Web系ベンチャーの中堅:同じような(対顧客系)悩みについてのあれこれがおそらくヒントになったり、背中後押しされたりすると思う。
SI系の若手:こういう業界もあるんだよ! というのをまとめ読み
SI系の中堅以上:こういう考え方のビジネスについても知っておこう
それより上(地位じゃなくて年齢とか)の人(おれ含む):なるほど!と思うこと多い。例)他人の褌になるけど、柴田芳樹さん曰く「マーカーをたくさん引きそうな内容の本」
Developer's Codeについて書くまでもないかなぁと思ったが、というのは、そうするとそこだけ立ち読みすりゃいいやってことになりかねないんだけど、それじゃ伝わらないだろうからやめとくかと思ったわけだけど、やはり書いておくと、もちろんふつうの本と同じく一番重要なことは最後に書いてあって、それが第8章のプライドというやつだ。

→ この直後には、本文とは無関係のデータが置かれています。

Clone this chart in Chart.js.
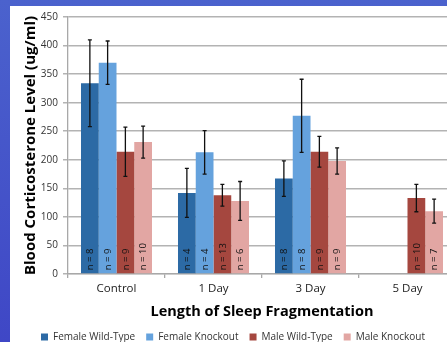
<!DOCTYPE html>
<html>
<head>
<meta charset="utf-8">
<script src="https://cdn.jsdelivr.net/npm/chart.js@4"></script>
<style>
    html, body { margin: 0; padding: 0; overflow: hidden; }
    body { width: 447px; height: 342px; background: linear-gradient(180deg, #4b62cd 0%, #3f47c6 100%); position: relative; }
    #panel { position: absolute; left: 10px; top: 6px; width: 450px; height: 346px; background: #fff; }
</style>
</head>
<body>
<div id="panel"><canvas id="chart" width="450" height="346"></canvas></div>
<script>
const categories = ['Control', '1 Day', '3 Day', '5 Day'];
const seriesNames = ['Female Wild-Type', 'Female Knockout', 'Male Wild-Type', 'Male Knockout'];
const seriesColors = ['#2c6aa5', '#65a2dd', '#a5473f', '#e2a6a3'];

const femaleWT = [334, 142, 167, null];
const femaleKO = [370, 213, 277, null];
const maleWT = [214, 138, 214, 133];
const maleKO = [231, 128, 198, 110];

const femaleWTErr = [76, 43, 31, null];
const femaleKOErr = [38, 38, 64, null];
const maleWTErr = [43, 19, 27, 24];
const maleKOErr = [28, 34, 23, 21];

const femaleWTN = [8, 4, 8, null];
const femaleKON = [9, 4, 8, null];
const maleWTN = [9, 13, 9, 10];
const maleKON = [10, 6, 9, 7];

const yTicks = [0, 50, 100, 150, 200, 250, 300, 350, 400, 450];

const values = [femaleWT, femaleKO, maleWT, maleKO];
const errors = [femaleWTErr, femaleKOErr, maleWTErr, maleKOErr];
const counts = [femaleWTN, femaleKON, maleWTN, maleKON];

const FONT = "'Open Sans', sans-serif";

// error bars and the rotated "n = x" labels
const barExtras = {
    id: 'barExtras',
    afterDatasetsDraw(chart) {
        const ctx = chart.ctx;
        const y = chart.scales.y;
        chart.data.datasets.forEach((ds, di) => {
            const meta = chart.getDatasetMeta(di);
            meta.data.forEach((bar, i) => {
                const v = ds.data[i];
                if (v === null) return;
                const e = errors[di][i];
                const top = y.getPixelForValue(v + e);
                const bot = y.getPixelForValue(v - e);
                ctx.save();
                ctx.strokeStyle = '#111';
                ctx.lineWidth = 1.3;
                ctx.beginPath();
                ctx.moveTo(bar.x, top);
                ctx.lineTo(bar.x, bot);
                ctx.moveTo(bar.x - 2, top);
                ctx.lineTo(bar.x + 2, top);
                ctx.moveTo(bar.x - 2, bot);
                ctx.lineTo(bar.x + 2, bot);
                ctx.stroke();

                ctx.translate(bar.x, bar.base - 3);
                ctx.rotate(-Math.PI / 2);
                ctx.fillStyle = '#111';
                ctx.font = '9.5px ' + FONT;
                ctx.textAlign = 'left';
                ctx.textBaseline = 'middle';
                ctx.fillText('n = ' + counts[di][i], 0, 0.5);
                ctx.restore();
            });
        });
    }
};

new Chart(document.getElementById('chart'), {
    type: 'bar',
    data: {
        labels: categories,
        datasets: seriesNames.map((name, i) => ({
            label: name,
            data: values[i],
            backgroundColor: seriesColors[i],
            borderWidth: 0,
            categoryPercentage: 0.732,
            barPercentage: 1.0
        }))
    },
    options: {
        responsive: false,
        animation: false,
        layout: { padding: { top: 10, right: 4, left: 0, bottom: 0 } },
        scales: {
            x: {
                grid: { display: true, drawOnChartArea: false, drawTicks: true, tickLength: 4, color: '#a8a8a8', lineWidth: 1.3 },
                border: { color: '#a8a8a8', width: 1.3 },
                ticks: { color: '#222', font: { family: FONT, size: 11.5 }, padding: 4 },
                title: { display: true, text: 'Length of Sleep Fragmentation', color: '#000', font: { family: FONT, size: 14.5, weight: 'bold' }, padding: { top: 0, bottom: 0 } },
                afterFit: s => { s.height = 47; }
            },
            y: {
                min: 0,
                max: 450,
                afterBuildTicks: s => { s.ticks = yTicks.map(v => ({ value: v })); },
                grid: { color: '#b3b3b3', lineWidth: 1.5, tickLength: 5 },
                border: { color: '#a8a8a8', width: 1.3 },
                ticks: { color: '#333', font: { family: FONT, size: 10 }, padding: 5 },
                title: { display: true, text: 'Blood Corticosterone Level (ug/ml)', color: '#000', font: { family: FONT, size: 15, weight: 'bold' }, padding: { top: 12, bottom: 0 } },
                afterFit: s => { s.width = 58; }
            }
        },
        plugins: {
            legend: {
                position: 'bottom',
                labels: { boxWidth: 7, boxHeight: 7, padding: 11, color: '#333', font: { family: FONT, size: 10 } }
            },
            tooltip: { enabled: false }
        }
    },
    plugins: [barExtras]
});
</script>
</body>
</html>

うーん、まあ、これはやはり誰かが書くべきことだろうし、それがたまたまCheungだったってことなんだろうけど、この第8章を堂々と書いているってことがこの本の一番の美点なんだろうな。
で、#p01のほうに誰がこの本を読むべきかとしていろいろ書いたけど、最初から7章までをもしちゃんと読めたとしたならば(というのは第8章だけを切り取るとコンテキストの妙な側面だけが強調されそうだからだけど)、本書は、プログラマではない人が読むべき本なのだ。
もし自分がプログラマならば、本書を家族にプレゼントするってのももしかしたらありなのかも知れない。プログラマというのはこういうものだよ、と言葉を添えて。